First you need to create it. The format is like below:
form
[base]
tag
tag
[base]
tag
for example:
tak
[tak]
conj
qub
[taka]
subst:pl:gen:f
Then use command line option -d
and pass the name of the file as its argument.
Lookups to the custom dictionary are always case-insensitive.
To run Pantera using more than one process, just prefix the command with {{{mpirun -np number_of_processes}}}, eg.
mpirun -np 4 ./pantera --engine my_engine.btengine --tagset nkjp some_folder
This also applies to training. It is even more important there especially if the training corpus is large. If the tagger is compiled in 32-bit mode, there may be not enough address space in one process to store all data.

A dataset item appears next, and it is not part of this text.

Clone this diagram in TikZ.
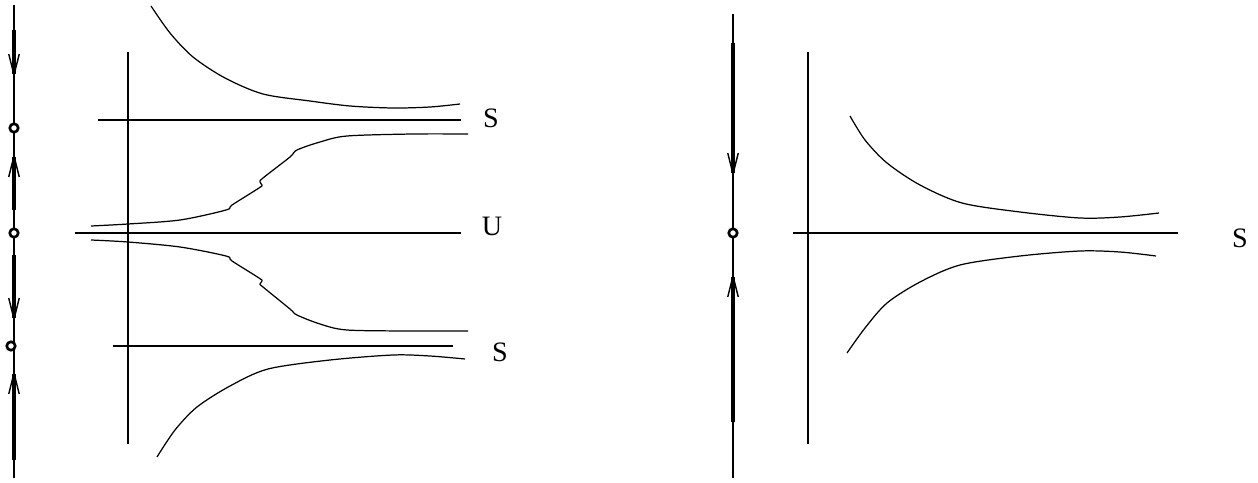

Runing on multiple processors may alleviate this problem.
To run Pantera on more than one machine, please refer to MPI documentation.
Pantera supports gzip-compressed output files for NKJP output format. Use {{{-z}}} option to enable this option.
You may also use {{{--skip-done}}} option to skip processing files for which all output files exist. Nowadays Pantera creates output files atomically, so it is not possible that a Pantera process stopped in the middle of writing an output file causes a subsequent run with {{{--skip-done}}} miss this file. This is implemented by writing output to temporary files first and then renaming them to final names.